The act of asking for money on the street had transformed me into a highly visible symbol - not a person at all, but a reminder that pain and suffering exist, not in any abstract way, but here, now. A symbol is much easier to ignore than a person. In order to avoid facing the injustice in our community, people needed to ignore me, to deny my presence.

In this way, I glimpsed the indignity of the bitter rejection most homeless panhandlers experience daily in Ann Arbor. Although I cannot know the misery of severe poverty or homelessness, the act of asking for money on a street corner made me symbolically the same in the eyes of those who walked past. If I am - or they are - real, the people passing on the street would need, not only to give money, but to examine how their own actions affect the balance of wealth, power, and privilege, so unequally tipped in our community. They would have to become part of the solution. This is a scary proposition for most people.

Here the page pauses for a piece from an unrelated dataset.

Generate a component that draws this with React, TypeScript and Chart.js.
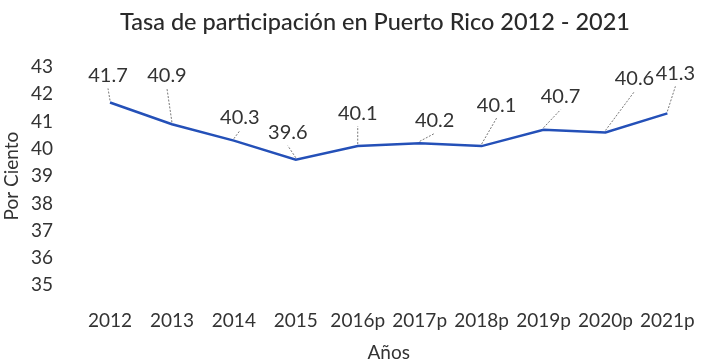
import React, { useEffect, useRef } from "react";
import { Chart, registerables } from "chart.js";

Chart.register(...registerables);

const categories = ["2012", "2013", "2014", "2015", "2016p", "2017p", "2018p", "2019p", "2020p", "2021p"];
const rates = [41.7, 40.9, 40.3, 39.6, 40.1, 40.2, 40.1, 40.7, 40.6, 41.3];
const yTickMin = 35;
const yTickMax = 43;

const titleText = "Tasa de participación en Puerto Rico 2012 - 2021";
const FONT = "Lato, 'Open Sans', sans-serif";

// label placement (style): pixel offsets of each data label from its point
const labelOffsets: [number, number][] = [
  [-2, -27], [-5, -49], [6, -23], [-8, -27], [0, -33],
  [15, -23], [15, -41], [17, -33], [29, -54], [8, -40],
];

const labelPlugin = {
  id: "leaderLabels",
  afterDatasetsDraw(chart: any) {
    const ctx = chart.ctx;
    const meta = chart.getDatasetMeta(0);
    ctx.save();
    ctx.font = `20px ${FONT}`;
    ctx.fillStyle = "#333";
    ctx.textAlign = "center";
    ctx.textBaseline = "middle";
    meta.data.forEach((pt: any, i: number) => {
      const [dx, dy] = labelOffsets[i];
      const lx = pt.x + dx;
      const ly = pt.y + dy;
      const sx = pt.x;
      const sy = pt.y - 2;
      const ex = lx;
      const ey = ly + 13;
      if (sy - ey > 4) {
        ctx.save();
        ctx.strokeStyle = "#555";
        ctx.lineWidth = 0.8;
        ctx.setLineDash([2, 1.5]);
        ctx.beginPath();
        ctx.moveTo(sx, sy);
        ctx.lineTo(ex, ey);
        ctx.stroke();
        ctx.restore();
      }
      ctx.fillText(String(rates[i]), lx, ly);
    });
    ctx.restore();
  },
};

const titlePlugin = {
  id: "customTitle",
  afterDraw(chart: any) {
    const ctx = chart.ctx;
    ctx.save();
    ctx.font = `500 23.5px ${FONT}`;
    ctx.fillStyle = "#2a2a2a";
    ctx.textAlign = "center";
    ctx.textBaseline = "middle";
    ctx.fillText(titleText, 375, 22);
    ctx.restore();
  },
};

export default function App() {
  const ref = useRef<HTMLCanvasElement | null>(null);
  useEffect(() => {
    document.body.style.margin = "0";
    if (!ref.current) return;
    const chart = new Chart(ref.current, {
      type: "line",
      data: {
        labels: categories,
        datasets: [
          {
            label: "Tasa de participación",
            data: rates,
            borderColor: "#2450b8",
            backgroundColor: "#2450b8",
            borderWidth: 2.5,
            pointRadius: 0,
            tension: 0,
          },
        ],
      },
      options: {
        responsive: false,
        animation: false,
        layout: { padding: { top: 67, left: 2, right: 5, bottom: -2 } },
        plugins: {
          legend: { display: false },
          tooltip: { enabled: false },
          title: { display: false },
        },
        scales: {
          x: {
            offset: true,
            grid: { display: false, drawTicks: false },
            border: { display: false },
            ticks: { color: "#333", font: { family: FONT, size: 19 }, padding: 24, maxRotation: 0, autoSkip: false },
            title: { display: true, text: "Años", color: "#333", font: { family: FONT, size: 19, lineHeight: 1.0 }, padding: { top: -13, bottom: 0 } },
          },
          y: {
            min: yTickMin,
            max: yTickMax,
            grid: { display: false, drawTicks: false },
            border: { display: false },
            ticks: { stepSize: 1, autoSkip: false, color: "#333", font: { family: FONT, size: 19 }, padding: 26 },
            title: { display: true, text: "Por Ciento", color: "#333", font: { family: FONT, size: 19, lineHeight: 1.0 }, padding: { top: 0, bottom: -16 } },
          },
        },
      },
      plugins: [labelPlugin, titlePlugin],
    });
    return () => chart.destroy();
  }, []);
  return (
    <div style={{ width: 719, height: 360 }}>
      <canvas ref={ref} width={719} height={360} style={{ display: "block" }} />
    </div>
  );
}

However, some folks looked me in the eye, talked to me about my experiences working with homeless youth, and acknowledged me as a human being, thus acknowledging the problem. Their courage to communicate with someone they did not know, to step beyond their current experiences, led to an enrichment of us both, and benefitted our community far beyond the coins they tossed in my bucket.

While fear of contact and denial of reality governed the response of most people, some took a chance and broke through a bubble of isolation. To be silent, to pass without a word or a look or a smile, involves no risk and no growth. People often choose safety over a full experience of life which requires an acknowledgement of the world and an engagement with it.

Communities can choke on this build-up of apathy fed by fear. A community requires communication, exchange and involvement, or it is not a community at all. The vitality of those who spoke, offered me the hope that the idea of "community" has not lost meaning entirely. The courage to communicate can lead to more honesty and a willingness to grow, which can lead to that scary prospect called freedom.